Snippets from Goa
Snippet 1
On the lookout for the famous eatery Martin’s we prowled around the dark by-lanes of Goa on a Saturday evening ...eight women divided into two cars. Ours was the pilot car since I was the one who had called Martin’s ahead of time and booked a table for dinner at 8:30. The man who spoke to me over the phone assured me he would give me directions once I reached a specific area. As agreed I called him when our cars had reached Margao but weirdly enough he could not for the life of him understand which location we were calling from. The directions that followed were hilarious to say the least.... I was asked to go straight ahead and take a right turn at the junction where a road map was pasted on a signboard....go straight ahead till you reach a chicken shop (he said!) and then take a right after the shop and keep going till you reach a railway track....cross the tracks and head straight till you reach a church and then take a left........ after that....get this....ASK SOMEONE where Martin’s is!!!! I was appalled at his directional skills and stopped calling him. Needless to say that we were hopelessly lost and reached Martin’s at a quarter to ten....thoroughly exhausted.
Snippet 2
There was never a lull in the eating throughout the trip. After an excessive dinner the previous night the energetic eight sat down at the breakfast table of the home-stay. Breakfast consisted of eggs and sausages, homemade jams and bread and fruits too. While digging into her fourth slice of toast my cousin and her little friend hemmed and hawed a bit about the leftover sorpotel (pickled pork in gravy) that we had doggy bagged home from dinner.

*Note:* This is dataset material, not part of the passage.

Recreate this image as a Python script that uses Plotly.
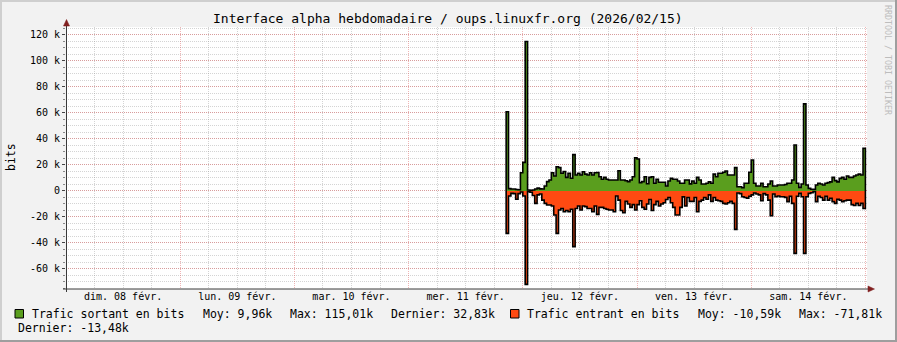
import plotly.graph_objects as go
from datetime import datetime, timedelta

# ---------------- data ----------------
title_text = "Interface alpha hebdomadaire / oups.linuxfr.org (2026/02/15)"
day_labels = ["dim. 08 févr.", "lun. 09 févr.", "mar. 10 févr.", "mer. 11 févr.",
              "jeu. 12 févr.", "ven. 13 févr.", "sam. 14 févr."]
y_tick_vals = [-60000, -40000, -20000, 0, 20000, 40000, 60000, 80000, 100000, 120000]
y_tick_text = ["-60 k", "-40 k", "-20 k", "0", "20 k", "40 k", "60 k", "80 k", "100 k", "120 k"]

series_start = datetime(2026, 2, 11, 20, 30)
step_minutes = 30

# outgoing traffic (k bits), 30 min samples
out_k = [61, 1.8, 1.5, 1.5, 1.2, 1.0, 14, 22, 115.01, 0.8,
         0.6, 0.8, 1.5, 2.2, 1.6, 1.5, 3.8, 7.2, 8.5, 14,
         11.5, 18.7, 18, 13.6, 15, 10.5, 13.6, 9.8, 28, 12.3,
         13.6, 12.3, 14.8, 13, 12.3, 14, 12.3, 14, 14.2, 11,
         9, 10.5, 9, 8.5, 8.5, 8.5, 8.5, 15.6, 8.5, 8.5,
         7.9, 7.2, 8.5, 11, 25.6, 24.6, 6.4, 7.2, 11, 5.6,
         10.5, 11, 5.9, 9, 6.7, 6.7, 6.7, 3.8, 7.7, 9.7,
         9, 9, 7.7, 5.9, 5.9, 8.5, 8.5, 5.5, 7.7, 6,
         10.5, 8.5, 5.4, 5.4, 5.9, 7, 5.9, 13, 11, 13.6,
         13.6, 14.4, 15.4, 12.3, 12.3, 12.3, 18, 3.3, 3.3, 2.5,
         5.9, 5.9, 14.4, 23.8, 5.9, 3.8, 3.8, 5.9, 3.3, 3.3,
         5.4, 7.7, 3.8, 3.8, 4.6, 4.6, 4.6, 5, 5.9, 6,
         8.5, 35.4, 5.9, 2.8, 5.4, 67, 4.6, 2, 1.3, 1.3,
         4.6, 5.9, 5.4, 4.6, 5.9, 6.4, 7, 10.5, 8, 7,
         9.7, 10.5, 9, 11.5, 10.5, 10.5, 11.5, 12.3, 13, 12.3,
         32.83]

# incoming traffic (k bits, drawn negative)
in_k = [-32.6, -3.8, -1.8, -2, -6.4, -2, -0.8, -3.8, -71.81, -0.5,
        -1, -3.5, -9.5, -3, -2.3, -7, -9.5, -10.8, -10.8, -11.5,
        -18.5, -32.6, -14.6, -13.5, -16, -15, -16, -14, -42.8, -13.5,
        -11.5, -14.6, -11.5, -12, -13.5, -13.5, -16, -11.5, -18, -12.6,
        -12.6, -13.5, -14, -14.6, -14.6, -16, -3.8, -7, -15, -16.7,
        -8, -10, -12.6, -10.5, -14.6, -10.5, -7.5, -12.6, -14, -10,
        -6.5, -15, -10.5, -8, -11.5, -10, -9, -6.5, -5, -9,
        -12.6, -18.5, -18.5, -12.6, -4.5, -11.5, -5, -8, -8, -5,
        -16, -8, -7, -5, -6.4, -3, -8, -5, -7, -7.5,
        -8, -9.5, -10, -9, -8, -9.5, -29.5, -1.5, -2, -4.4,
        -5, -5.5, -4, -3, -1.5, -2.3, -3, -7.5, -2, -3,
        -7, -19, -2.3, -4.4, -3.8, -4.4, -4.4, -4.9, -8.2, -4,
        -9.5, -48, -4, -1.8, -4.4, -48, -4.4, -1.8, -1.3, -0.5,
        -8.2, -4, -5, -7, -4, -7, -5.6, -8.2, -9.5, -6.4,
        -7, -8.2, -7.5, -7, -7, -10.5, -11.2, -9.5, -11.2, -9.5,
        -13.48]

legend_out = ["Trafic sortant en bits", "Moy: 9,96k", "Max: 115,01k", "Dernier: 32,83k"]
legend_in = ["Trafic entrant en bits", "Moy: -10,59k", "Max: -71,81k", "Dernier: -13,48k"]

green = "#5A9E1E"
orange = "#FF4A12"

# ---------------- geometry ----------------
W, H = 897, 342
L, R, T, B = 66, 30, 27, 53
PW = W - L - R
PH = H - T - B


def px(x):
    return (x - L) / PW


def py(y):
    return (H - B - y) / PH


x_start = datetime(2026, 2, 8)
x_end = x_start + timedelta(days=PW / 114.2)
y_min, y_max = -75400, 126150


def step_xy(vals):
    n = len(vals)
    times = [series_start + timedelta(minutes=step_minutes * i) for i in range(n)]
    t_end = series_start + timedelta(minutes=step_minutes * n)
    xs = [times[0]] + times + [t_end, t_end]
    ys = [0] + [v * 1000 for v in vals] + [vals[-1] * 1000, 0]
    return xs, ys


fig = go.Figure()
for vals, col, name, xa in [(out_k, green, legend_out[0], "x"), (in_k, orange, legend_in[0], "x2")]:
    xs, ys = step_xy(vals)
    fig.add_trace(go.Scatter(x=xs, y=ys, xaxis=xa, yaxis="y", mode="lines",
                             line=dict(shape="hv", color="black", width=1.6),
                             fill="tozeroy", fillcolor=col, name=name, showlegend=False, hoverinfo="skip"))

MONO = "DejaVu Sans Mono"
major_grid = "rgba(222,79,79,0.42)"
minor_grid = "rgba(143,143,143,0.38)"
noon_ticks = [x_start + timedelta(days=d, hours=12) for d in range(len(day_labels))]

fig.update_layout(
    width=W, height=H,
    margin=dict(l=L, r=R, t=T, b=B, pad=0),
    paper_bgcolor="#F2F2F2",
    plot_bgcolor="#FFFFFF",
    showlegend=False,
    font=dict(family=MONO, size=10, color="#000000"),
    xaxis=dict(
        type="date", range=[x_start, x_end], tick0=x_start, dtick=86400000,
        showgrid=True, gridcolor=major_grid, griddash="1px,1px", gridwidth=1,
        showticklabels=False, ticks="", showline=False, zeroline=False,
        minor=dict(dtick=6 * 3600000, tick0=x_start, showgrid=True, gridcolor=minor_grid,
                   griddash="1px,1px", gridwidth=1, ticks=""),
        fixedrange=True,
    ),
    xaxis2=dict(
        type="date", range=[x_start, x_end], overlaying="x", anchor="y", side="bottom",
        tickmode="array", tickvals=noon_ticks, ticktext=day_labels,
        showgrid=False, ticks="", showline=False, zeroline=False,
        tickfont=dict(family=MONO, size=10, color="#000000"), fixedrange=True,
    ),
    yaxis=dict(
        range=[y_min, y_max], tickmode="array", tickvals=y_tick_vals, ticktext=y_tick_text,
        showgrid=True, gridcolor=major_grid, griddash="1px,1px", gridwidth=1,
        ticks="outside", ticklen=3, tickcolor="#444444", tickwidth=1,
        minor=dict(dtick=5000, tick0=0, showgrid=True, gridcolor=minor_grid, griddash="1px,1px",
                   gridwidth=1, ticks="outside", ticklen=2, tickcolor="#888888"),
        showline=False, zeroline=False,
        tickfont=dict(family=MONO, size=10, color="#000000"), fixedrange=True,
    ),
)

shapes = []


def rect(x0, y0, x1, y1, fill, line=None, lw=0):
    shapes.append(dict(type="rect", xref="paper", yref="paper", x0=px(x0), x1=px(x1), y0=py(y0), y1=py(y1),
                       fillcolor=fill, line=dict(color=line or fill, width=lw), layer="above"))


def seg(x0, y0, x1, y1, col, w=1):
    shapes.append(dict(type="line", xref="paper", yref="paper", x0=px(x0), x1=px(x1), y0=py(y0), y1=py(y1),
                       line=dict(color=col, width=w), layer="above"))


# frame (3D border)
rect(0, 0, W, 2, "#CFCFCF")
rect(0, 0, 2, H, "#CFCFCF")
rect(0, H - 2, W, H, "#9E9E9E")
rect(W - 2, 0, W, H, "#9E9E9E")

# axes
seg(66.5, 292, 66.5, 24, "#3A3A3A")
seg(63, 289, 869, 289, "#3A3A3A")
shapes.append(dict(type="path", xref="paper", yref="paper", layer="above",
                   path=f"M {px(63.5)} {py(26)} L {px(69.5)} {py(26)} L {px(66.5)} {py(19.5)} Z",
                   fillcolor="#801F1F", line=dict(color="#801F1F", width=0.5)))
shapes.append(dict(type="path", xref="paper", yref="paper", layer="above",
                   path=f"M {px(868)} {py(286)} L {px(868)} {py(292)} L {px(874.5)} {py(289)} Z",
                   fillcolor="#801F1F", line=dict(color="#801F1F", width=0.5)))

# legend swatches
rect(15, 309.5, 23.5, 318, green, "#000000", 1)
rect(510.5, 309.5, 519, 318, orange, "#000000", 1)

fig.update_layout(shapes=shapes)

ann = []


def text(x, y, s, size=11.5, color="#000000", xanchor="left", angle=0):
    ann.append(dict(x=px(x), y=py(y), xref="paper", yref="paper", text=s, showarrow=False,
                    xanchor=xanchor, yanchor="middle", textangle=angle,
                    font=dict(family=MONO, size=size, color=color)))


text(448, 19, title_text, size=13, xanchor="center")
text(11, 157, "bits", size=11.5, xanchor="center", angle=-90)
text(888, 60, "RRDTOOL / TOBI OETIKER", size=8.3, color="#BDBDBD", xanchor="center", angle=90)

# legend line 1
text(30, 314, legend_out[0])
text(201, 314, legend_out[1])
text(288, 314, legend_out[2])
text(389, 314, legend_out[3])
text(525, 314, legend_in[0])
text(696, 314, legend_in[1])
text(797, 314, legend_in[2])
# legend line 2
text(16, 328, legend_in[3])

fig.update_layout(annotations=ann)

fig.write_html("out.html", config={"displayModeBar": False, "staticPlot": True})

They didn’t have to ask too many times as the others agreed with alacrity and the pork was warmed and served up quickly. It vanished without a trace amidst much laughter about last night’s fierce avowals about ‘just sticking to fruit for breakfast’.
Snippet 3
One of the eight we had named: Her Royal Highness (HRH), for her inability to disagree and her lofty manners. An example of her high-ness appeared when we were taking a tour of an old Portuguese bungalow that had been restored and opened to tourists for a walk through. The furniture had been kept intact....dark wood and ornate carvings everywhere...sepia tinted photographs of the folks who peopled the house hung on the walls. The owner who was giving us the tour lived in the house with his family which included two kids. Me being me, I chimed in about what a lovely childhood the kids must be having living in a house full of history and heritage preserved as though from the pages of a book. Poor HRH could not disagree more. She was not of a morbid temperament like me and wanted to differ in opinion but all she could manage that ‘such a childhood would be very different, would it not?’ This provoked a bout of uproarious laughter from all her friends. Polite and agreeable....our HRH!
Snippet 4
Walking barefoot on the wet sand getting our feet wet in the waves, we were approached by a fellow called Dil (believe it or not) who wanted to take us on a boat ride in the backwaters of the Palolem river. We agreed and after a few photographs on the beach we climbed onto the catamaran like boat. Talk shifted to crocodiles and alligators in the Sunderbans till someone very brightly requested me to sing a certain film song that was shot in a gondola in Venice. Strange sight it must have been....eight women in a boat singing lustily while a grinning boatman rowed us down the green waters.